**SET PROBLEM**
Images embedded in the records are excluded; print everything else exactly as given.

....

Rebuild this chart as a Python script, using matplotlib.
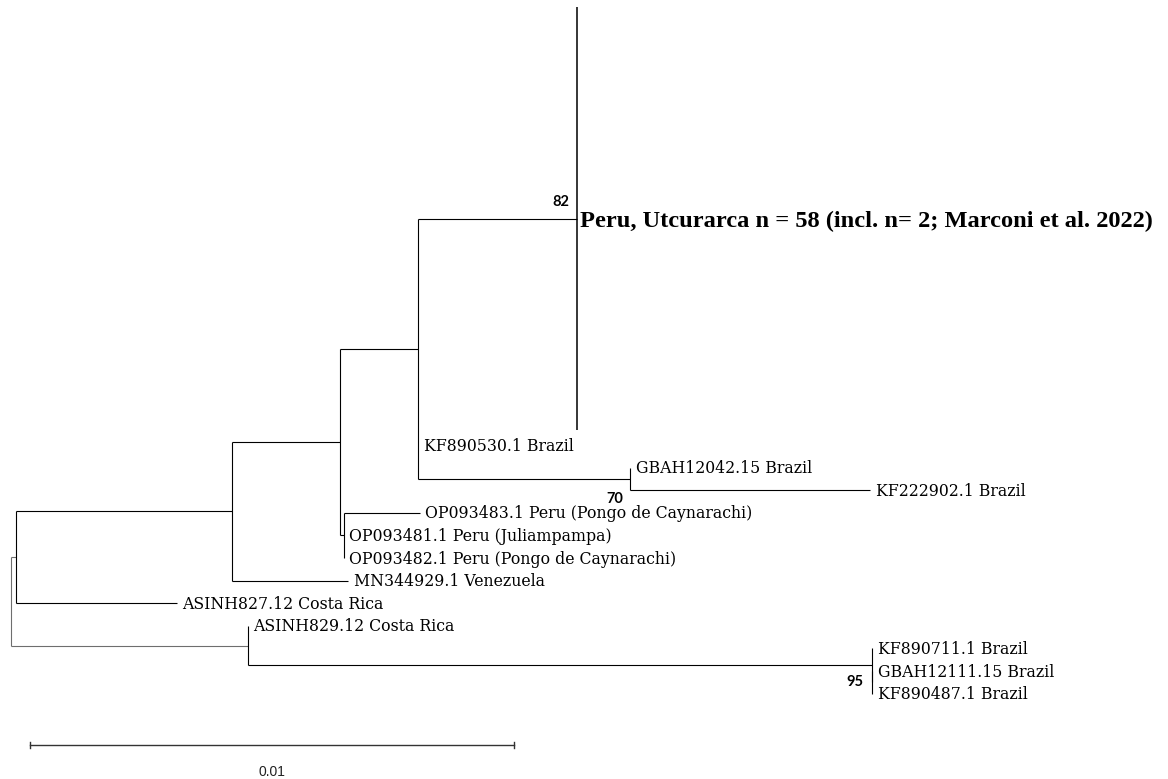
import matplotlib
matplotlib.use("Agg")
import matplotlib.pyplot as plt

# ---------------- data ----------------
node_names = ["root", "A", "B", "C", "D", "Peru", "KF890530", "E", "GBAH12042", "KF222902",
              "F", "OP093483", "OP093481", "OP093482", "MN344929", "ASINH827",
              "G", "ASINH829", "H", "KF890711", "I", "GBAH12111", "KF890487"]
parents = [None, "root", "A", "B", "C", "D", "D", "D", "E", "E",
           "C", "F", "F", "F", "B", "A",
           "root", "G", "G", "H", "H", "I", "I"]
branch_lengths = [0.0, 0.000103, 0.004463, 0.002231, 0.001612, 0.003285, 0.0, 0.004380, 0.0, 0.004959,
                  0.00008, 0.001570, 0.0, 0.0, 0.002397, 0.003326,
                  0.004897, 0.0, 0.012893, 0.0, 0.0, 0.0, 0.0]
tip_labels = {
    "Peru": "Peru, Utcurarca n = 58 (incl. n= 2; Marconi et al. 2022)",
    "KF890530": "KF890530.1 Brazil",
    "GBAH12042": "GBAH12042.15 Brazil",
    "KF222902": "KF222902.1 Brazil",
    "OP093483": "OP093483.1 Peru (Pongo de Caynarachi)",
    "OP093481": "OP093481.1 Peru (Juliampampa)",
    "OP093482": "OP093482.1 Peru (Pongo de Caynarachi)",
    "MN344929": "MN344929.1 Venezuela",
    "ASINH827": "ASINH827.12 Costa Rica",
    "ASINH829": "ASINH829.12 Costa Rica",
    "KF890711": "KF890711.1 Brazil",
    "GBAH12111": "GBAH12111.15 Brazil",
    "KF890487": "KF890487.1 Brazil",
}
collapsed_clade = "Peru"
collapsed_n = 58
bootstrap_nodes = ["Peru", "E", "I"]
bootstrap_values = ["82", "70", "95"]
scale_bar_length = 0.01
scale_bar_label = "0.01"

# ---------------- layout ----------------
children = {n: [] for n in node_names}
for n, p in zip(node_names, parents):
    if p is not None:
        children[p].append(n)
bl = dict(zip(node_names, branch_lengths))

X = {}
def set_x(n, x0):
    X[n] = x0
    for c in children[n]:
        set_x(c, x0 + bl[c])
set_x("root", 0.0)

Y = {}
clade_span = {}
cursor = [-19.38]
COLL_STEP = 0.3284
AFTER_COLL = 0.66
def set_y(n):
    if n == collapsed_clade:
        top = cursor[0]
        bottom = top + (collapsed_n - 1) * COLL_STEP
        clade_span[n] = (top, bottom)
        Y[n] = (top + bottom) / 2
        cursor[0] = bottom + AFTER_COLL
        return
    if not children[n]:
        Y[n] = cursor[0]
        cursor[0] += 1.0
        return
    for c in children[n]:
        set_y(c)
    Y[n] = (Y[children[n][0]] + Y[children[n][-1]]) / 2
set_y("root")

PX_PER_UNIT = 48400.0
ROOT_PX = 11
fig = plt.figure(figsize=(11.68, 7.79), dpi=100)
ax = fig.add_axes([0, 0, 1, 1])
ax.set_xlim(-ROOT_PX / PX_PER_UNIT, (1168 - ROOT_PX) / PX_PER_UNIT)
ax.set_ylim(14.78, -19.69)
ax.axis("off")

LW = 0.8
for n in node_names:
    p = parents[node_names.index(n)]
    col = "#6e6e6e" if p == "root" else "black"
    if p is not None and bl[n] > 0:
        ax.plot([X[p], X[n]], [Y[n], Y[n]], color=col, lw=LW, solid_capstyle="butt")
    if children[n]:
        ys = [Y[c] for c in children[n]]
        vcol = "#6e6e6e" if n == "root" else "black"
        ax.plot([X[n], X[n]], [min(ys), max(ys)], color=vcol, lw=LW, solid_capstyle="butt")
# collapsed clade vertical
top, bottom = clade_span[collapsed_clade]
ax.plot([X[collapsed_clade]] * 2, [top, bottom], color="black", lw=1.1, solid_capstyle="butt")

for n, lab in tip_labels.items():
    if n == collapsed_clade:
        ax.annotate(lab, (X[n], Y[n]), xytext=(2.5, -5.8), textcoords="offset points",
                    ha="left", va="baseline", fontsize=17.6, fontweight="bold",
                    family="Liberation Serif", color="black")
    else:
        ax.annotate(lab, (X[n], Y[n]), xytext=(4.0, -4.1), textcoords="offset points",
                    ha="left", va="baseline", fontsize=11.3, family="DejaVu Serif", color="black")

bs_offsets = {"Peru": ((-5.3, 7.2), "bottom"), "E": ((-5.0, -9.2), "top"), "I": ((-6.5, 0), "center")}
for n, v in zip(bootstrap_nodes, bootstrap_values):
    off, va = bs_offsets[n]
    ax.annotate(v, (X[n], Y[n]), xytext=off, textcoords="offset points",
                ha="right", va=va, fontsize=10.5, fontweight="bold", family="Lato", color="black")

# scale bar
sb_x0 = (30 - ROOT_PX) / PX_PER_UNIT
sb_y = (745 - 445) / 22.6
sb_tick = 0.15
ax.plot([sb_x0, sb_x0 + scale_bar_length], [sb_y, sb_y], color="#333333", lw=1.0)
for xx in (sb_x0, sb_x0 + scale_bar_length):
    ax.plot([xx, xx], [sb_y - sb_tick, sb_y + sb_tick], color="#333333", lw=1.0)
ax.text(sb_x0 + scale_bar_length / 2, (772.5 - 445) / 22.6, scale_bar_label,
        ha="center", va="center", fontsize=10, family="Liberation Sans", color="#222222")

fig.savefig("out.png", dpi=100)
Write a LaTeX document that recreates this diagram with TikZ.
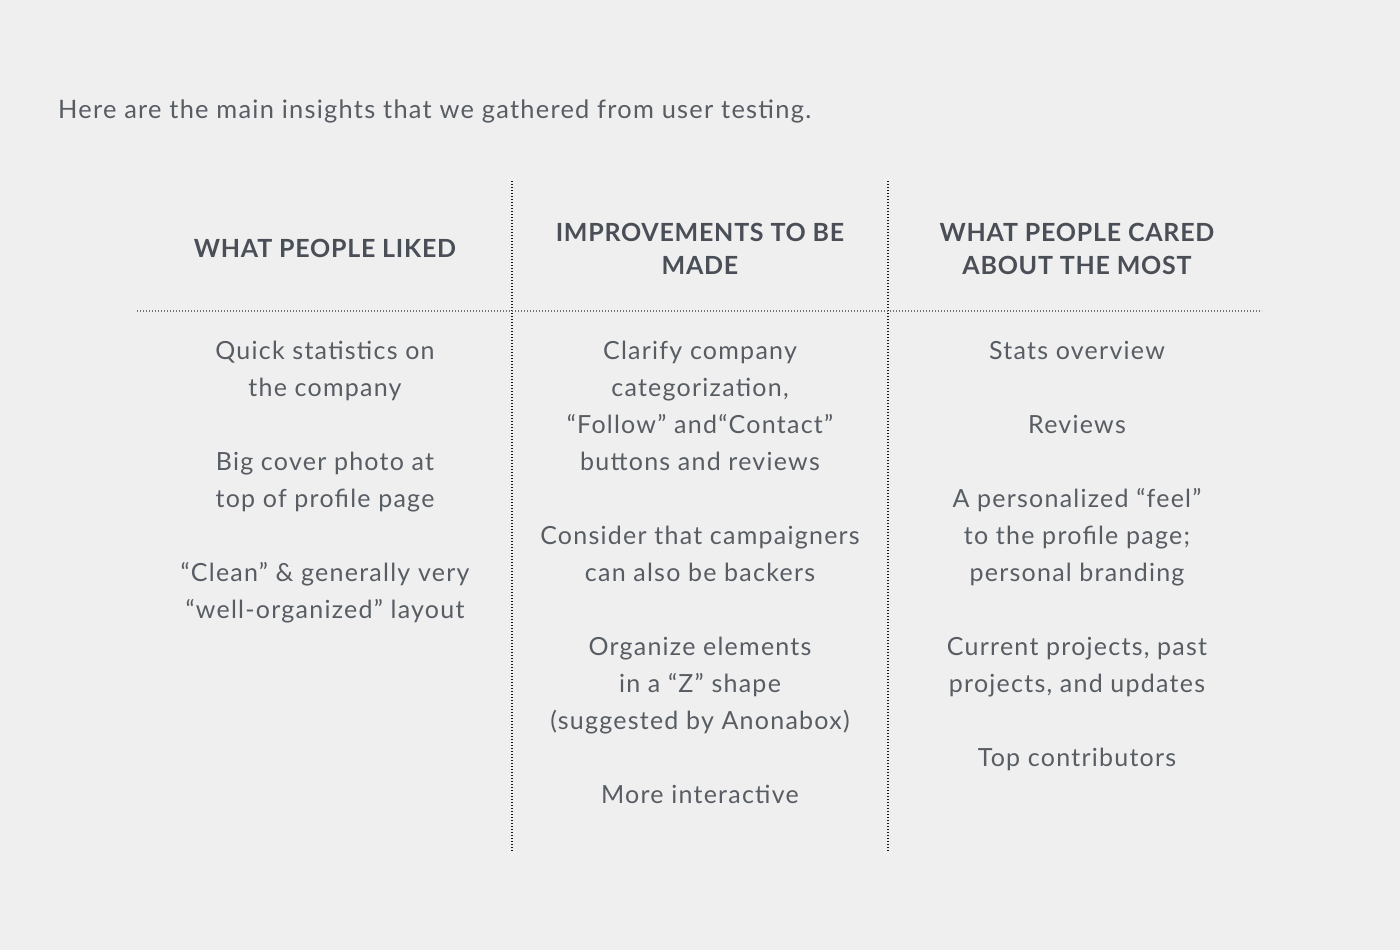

....

**FINISHED EXERCISE**
Rebuild this chart as a Python script, using matplotlib.
import matplotlib
matplotlib.use("Agg")
import matplotlib.pyplot as plt

# ---------------- data ----------------
node_names = ["root", "A", "B", "C", "D", "Peru", "KF890530", "E", "GBAH12042", "KF222902",
              "F", "OP093483", "OP093481", "OP093482", "MN344929", "ASINH827",
              "G", "ASINH829", "H", "KF890711", "I", "GBAH12111", "KF890487"]
parents = [None, "root", "A", "B", "C", "D", "D", "D", "E", "E",
           "C", "F", "F", "F", "B", "A",
           "root", "G", "G", "H", "H", "I", "I"]
branch_lengths = [0.0, 0.000103, 0.004463, 0.002231, 0.001612, 0.003285, 0.0, 0.004380, 0.0, 0.004959,
                  0.00008, 0.001570, 0.0, 0.0, 0.002397, 0.003326,
                  0.004897, 0.0, 0.012893, 0.0, 0.0, 0.0, 0.0]
tip_labels = {
    "Peru": "Peru, Utcurarca n = 58 (incl. n= 2; Marconi et al. 2022)",
    "KF890530": "KF890530.1 Brazil",
    "GBAH12042": "GBAH12042.15 Brazil",
    "KF222902": "KF222902.1 Brazil",
    "OP093483": "OP093483.1 Peru (Pongo de Caynarachi)",
    "OP093481": "OP093481.1 Peru (Juliampampa)",
    "OP093482": "OP093482.1 Peru (Pongo de Caynarachi)",
    "MN344929": "MN344929.1 Venezuela",
    "ASINH827": "ASINH827.12 Costa Rica",
    "ASINH829": "ASINH829.12 Costa Rica",
    "KF890711": "KF890711.1 Brazil",
    "GBAH12111": "GBAH12111.15 Brazil",
    "KF890487": "KF890487.1 Brazil",
}
collapsed_clade = "Peru"
collapsed_n = 58
bootstrap_nodes = ["Peru", "E", "I"]
bootstrap_values = ["82", "70", "95"]
scale_bar_length = 0.01
scale_bar_label = "0.01"

# ---------------- layout ----------------
children = {n: [] for n in node_names}
for n, p in zip(node_names, parents):
    if p is not None:
        children[p].append(n)
bl = dict(zip(node_names, branch_lengths))

X = {}
def set_x(n, x0):
    X[n] = x0
    for c in children[n]:
        set_x(c, x0 + bl[c])
set_x("root", 0.0)

Y = {}
clade_span = {}
cursor = [-19.38]
COLL_STEP = 0.3284
AFTER_COLL = 0.66
def set_y(n):
    if n == collapsed_clade:
        top = cursor[0]
        bottom = top + (collapsed_n - 1) * COLL_STEP
        clade_span[n] = (top, bottom)
        Y[n] = (top + bottom) / 2
        cursor[0] = bottom + AFTER_COLL
        return
    if not children[n]:
        Y[n] = cursor[0]
        cursor[0] += 1.0
        return
    for c in children[n]:
        set_y(c)
    Y[n] = (Y[children[n][0]] + Y[children[n][-1]]) / 2
set_y("root")

PX_PER_UNIT = 48400.0
ROOT_PX = 11
fig = plt.figure(figsize=(11.68, 7.79), dpi=100)
ax = fig.add_axes([0, 0, 1, 1])
ax.set_xlim(-ROOT_PX / PX_PER_UNIT, (1168 - ROOT_PX) / PX_PER_UNIT)
ax.set_ylim(14.78, -19.69)
ax.axis("off")

LW = 0.8
for n in node_names:
    p = parents[node_names.index(n)]
    col = "#6e6e6e" if p == "root" else "black"
    if p is not None and bl[n] > 0:
        ax.plot([X[p], X[n]], [Y[n], Y[n]], color=col, lw=LW, solid_capstyle="butt")
    if children[n]:
        ys = [Y[c] for c in children[n]]
        vcol = "#6e6e6e" if n == "root" else "black"
        ax.plot([X[n], X[n]], [min(ys), max(ys)], color=vcol, lw=LW, solid_capstyle="butt")
# collapsed clade vertical
top, bottom = clade_span[collapsed_clade]
ax.plot([X[collapsed_clade]] * 2, [top, bottom], color="black", lw=1.1, solid_capstyle="butt")

for n, lab in tip_labels.items():
    if n == collapsed_clade:
        ax.annotate(lab, (X[n], Y[n]), xytext=(2.5, -5.8), textcoords="offset points",
                    ha="left", va="baseline", fontsize=17.6, fontweight="bold",
                    family="Liberation Serif", color="black")
    else:
        ax.annotate(lab, (X[n], Y[n]), xytext=(4.0, -4.1), textcoords="offset points",
                    ha="left", va="baseline", fontsize=11.3, family="DejaVu Serif", color="black")

bs_offsets = {"Peru": ((-5.3, 7.2), "bottom"), "E": ((-5.0, -9.2), "top"), "I": ((-6.5, 0), "center")}
for n, v in zip(bootstrap_nodes, bootstrap_values):
    off, va = bs_offsets[n]
    ax.annotate(v, (X[n], Y[n]), xytext=off, textcoords="offset points",
                ha="right", va=va, fontsize=10.5, fontweight="bold", family="Lato", color="black")

# scale bar
sb_x0 = (30 - ROOT_PX) / PX_PER_UNIT
sb_y = (745 - 445) / 22.6
sb_tick = 0.15
ax.plot([sb_x0, sb_x0 + scale_bar_length], [sb_y, sb_y], color="#333333", lw=1.0)
for xx in (sb_x0, sb_x0 + scale_bar_length):
    ax.plot([xx, xx], [sb_y - sb_tick, sb_y + sb_tick], color="#333333", lw=1.0)
ax.text(sb_x0 + scale_bar_length / 2, (772.5 - 445) / 22.6, scale_bar_label,
        ha="center", va="center", fontsize=10, family="Liberation Sans", color="#222222")

fig.savefig("out.png", dpi=100)
Write a LaTeX document that recreates this diagram with TikZ.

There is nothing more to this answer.